--- Start ---

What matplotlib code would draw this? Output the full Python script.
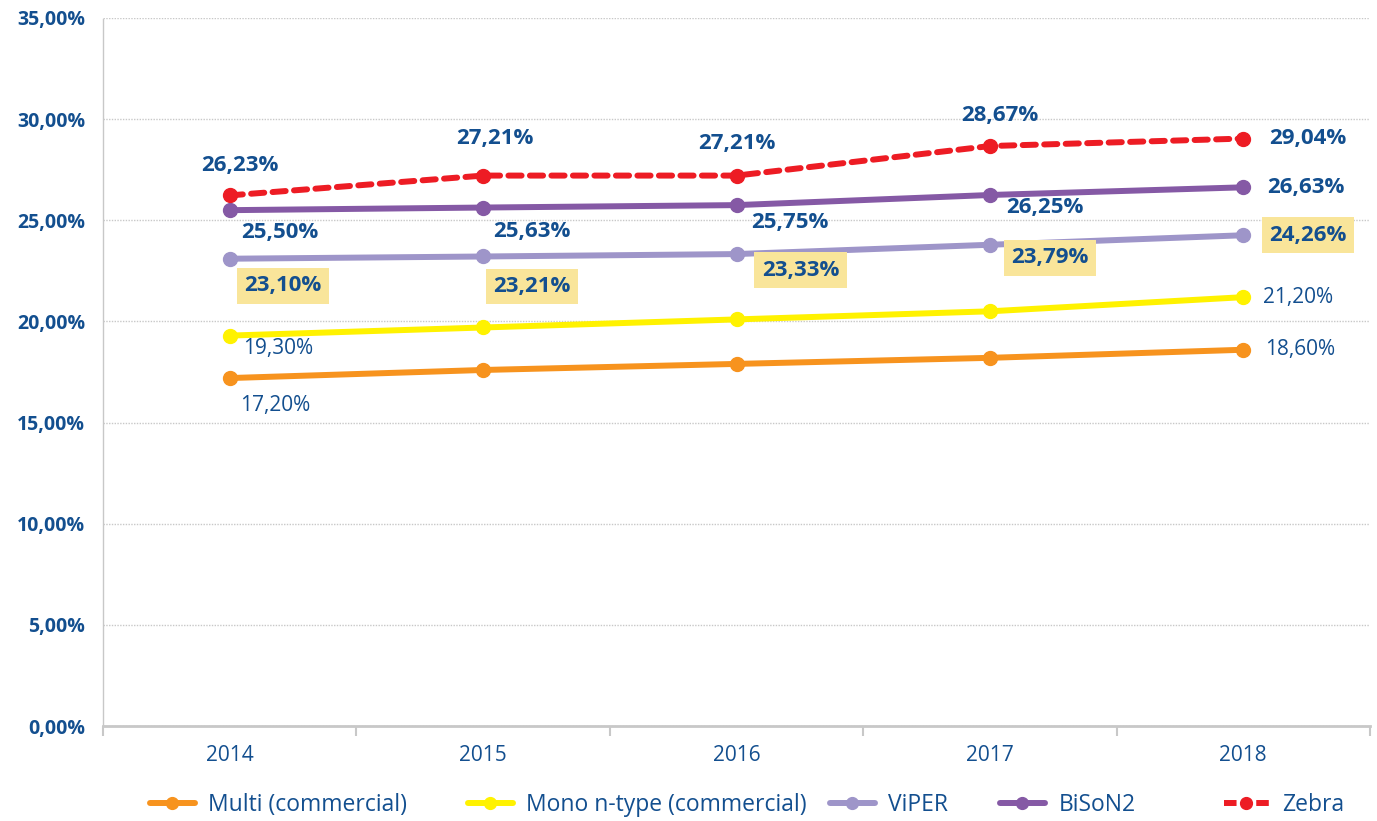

--- End ---
--- Start ---

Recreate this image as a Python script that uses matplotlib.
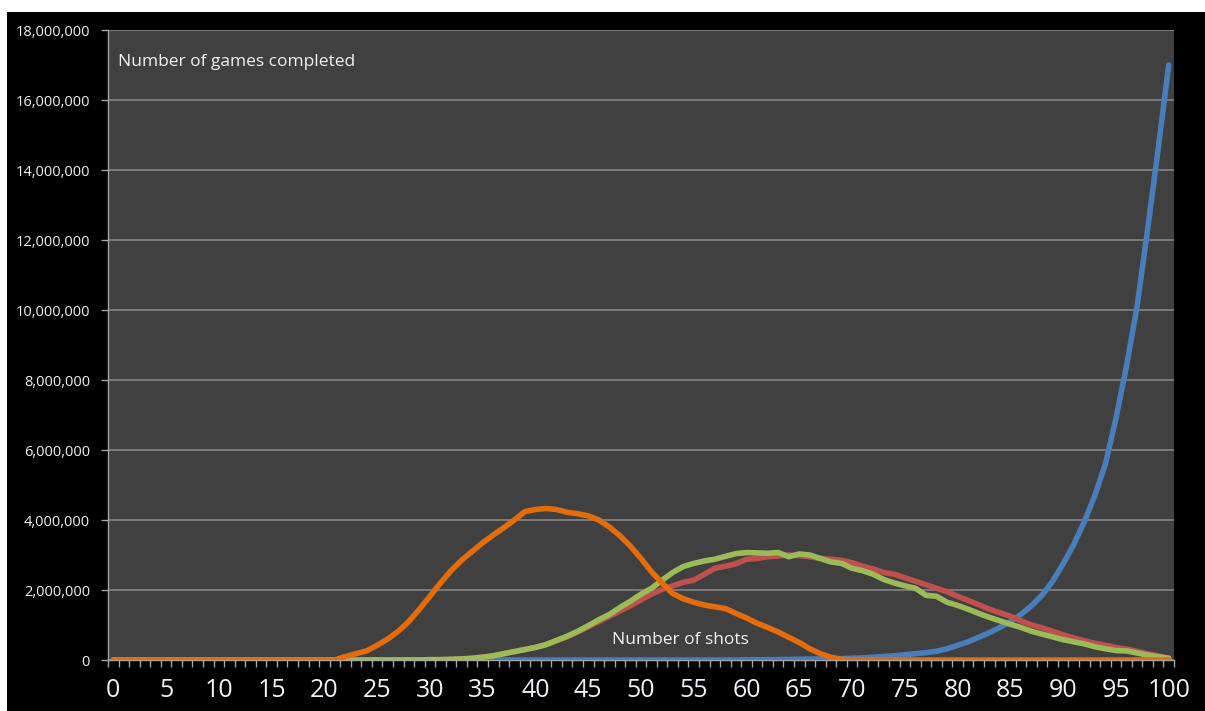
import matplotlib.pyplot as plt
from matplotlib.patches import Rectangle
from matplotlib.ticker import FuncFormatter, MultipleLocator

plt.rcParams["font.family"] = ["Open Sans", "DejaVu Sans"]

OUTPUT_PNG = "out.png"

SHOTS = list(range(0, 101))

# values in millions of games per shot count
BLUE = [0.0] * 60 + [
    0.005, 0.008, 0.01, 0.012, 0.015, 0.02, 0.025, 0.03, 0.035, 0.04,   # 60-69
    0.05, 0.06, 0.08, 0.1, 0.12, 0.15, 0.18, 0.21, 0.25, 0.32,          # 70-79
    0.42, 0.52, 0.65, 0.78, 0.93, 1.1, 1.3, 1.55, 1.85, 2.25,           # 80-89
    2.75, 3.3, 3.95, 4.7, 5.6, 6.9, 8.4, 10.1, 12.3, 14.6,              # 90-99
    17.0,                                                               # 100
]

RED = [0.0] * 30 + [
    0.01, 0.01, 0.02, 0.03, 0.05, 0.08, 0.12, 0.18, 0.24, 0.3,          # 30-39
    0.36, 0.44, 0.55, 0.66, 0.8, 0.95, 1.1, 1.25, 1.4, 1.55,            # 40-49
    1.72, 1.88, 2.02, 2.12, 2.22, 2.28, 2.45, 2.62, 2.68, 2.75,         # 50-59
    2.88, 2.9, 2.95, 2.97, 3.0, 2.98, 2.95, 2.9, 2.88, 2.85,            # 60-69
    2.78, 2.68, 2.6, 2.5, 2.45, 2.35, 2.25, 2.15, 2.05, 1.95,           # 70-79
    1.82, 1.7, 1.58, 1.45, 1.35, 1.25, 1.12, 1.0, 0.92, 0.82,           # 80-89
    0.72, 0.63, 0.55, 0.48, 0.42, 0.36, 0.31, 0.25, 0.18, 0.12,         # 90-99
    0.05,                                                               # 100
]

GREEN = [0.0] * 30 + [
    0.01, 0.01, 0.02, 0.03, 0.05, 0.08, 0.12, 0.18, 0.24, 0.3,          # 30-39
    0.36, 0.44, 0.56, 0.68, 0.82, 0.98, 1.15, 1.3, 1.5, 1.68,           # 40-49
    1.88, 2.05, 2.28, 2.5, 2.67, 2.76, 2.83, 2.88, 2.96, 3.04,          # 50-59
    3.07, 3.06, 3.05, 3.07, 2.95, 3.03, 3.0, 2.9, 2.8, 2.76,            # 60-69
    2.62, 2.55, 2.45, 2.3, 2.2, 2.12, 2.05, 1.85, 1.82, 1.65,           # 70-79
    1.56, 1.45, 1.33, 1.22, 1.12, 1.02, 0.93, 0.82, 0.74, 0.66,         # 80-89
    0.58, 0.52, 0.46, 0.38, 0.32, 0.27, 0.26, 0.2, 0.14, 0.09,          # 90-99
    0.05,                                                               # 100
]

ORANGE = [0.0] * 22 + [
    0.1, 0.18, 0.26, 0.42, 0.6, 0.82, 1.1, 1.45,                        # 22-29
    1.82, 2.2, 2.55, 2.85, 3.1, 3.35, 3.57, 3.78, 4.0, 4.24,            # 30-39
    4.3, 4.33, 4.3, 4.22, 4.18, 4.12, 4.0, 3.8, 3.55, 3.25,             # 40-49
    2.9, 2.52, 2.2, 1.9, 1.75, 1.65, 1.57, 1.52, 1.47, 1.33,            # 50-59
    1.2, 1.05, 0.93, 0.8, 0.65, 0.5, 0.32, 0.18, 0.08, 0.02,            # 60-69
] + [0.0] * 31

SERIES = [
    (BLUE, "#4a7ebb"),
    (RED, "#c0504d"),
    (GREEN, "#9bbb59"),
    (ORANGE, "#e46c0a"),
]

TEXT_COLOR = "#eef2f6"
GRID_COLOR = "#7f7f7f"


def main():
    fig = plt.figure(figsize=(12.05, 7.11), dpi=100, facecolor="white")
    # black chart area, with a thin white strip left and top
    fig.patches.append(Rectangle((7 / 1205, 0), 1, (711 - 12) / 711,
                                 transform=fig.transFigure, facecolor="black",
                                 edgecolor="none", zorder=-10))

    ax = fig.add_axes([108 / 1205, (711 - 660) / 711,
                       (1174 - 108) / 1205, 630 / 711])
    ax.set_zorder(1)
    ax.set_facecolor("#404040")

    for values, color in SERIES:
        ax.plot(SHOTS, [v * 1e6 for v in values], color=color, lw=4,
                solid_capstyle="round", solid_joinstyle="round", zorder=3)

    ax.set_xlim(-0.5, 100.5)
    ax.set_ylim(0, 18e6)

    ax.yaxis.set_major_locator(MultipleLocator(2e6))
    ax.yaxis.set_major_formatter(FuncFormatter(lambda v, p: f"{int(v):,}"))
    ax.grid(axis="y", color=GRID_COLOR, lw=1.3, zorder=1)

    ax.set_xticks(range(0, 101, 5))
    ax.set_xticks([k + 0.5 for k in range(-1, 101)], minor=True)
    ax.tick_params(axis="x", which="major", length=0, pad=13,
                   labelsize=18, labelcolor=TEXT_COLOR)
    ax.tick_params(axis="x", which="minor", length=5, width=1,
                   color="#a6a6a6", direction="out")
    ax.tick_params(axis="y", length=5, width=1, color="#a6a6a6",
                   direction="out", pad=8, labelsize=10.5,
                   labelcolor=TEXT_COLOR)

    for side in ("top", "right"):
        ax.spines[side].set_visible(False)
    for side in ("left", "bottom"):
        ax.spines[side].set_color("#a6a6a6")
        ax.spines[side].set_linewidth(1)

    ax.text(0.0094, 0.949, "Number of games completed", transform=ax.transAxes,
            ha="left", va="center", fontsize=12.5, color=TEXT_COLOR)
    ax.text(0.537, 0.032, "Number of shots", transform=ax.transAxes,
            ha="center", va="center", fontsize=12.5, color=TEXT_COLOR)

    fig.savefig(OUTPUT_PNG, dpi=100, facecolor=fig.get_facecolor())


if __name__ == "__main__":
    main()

--- End ---

● Do this: Determine how many lines above contain "Python" as a word or string. Give the number alone.

● Task result: 2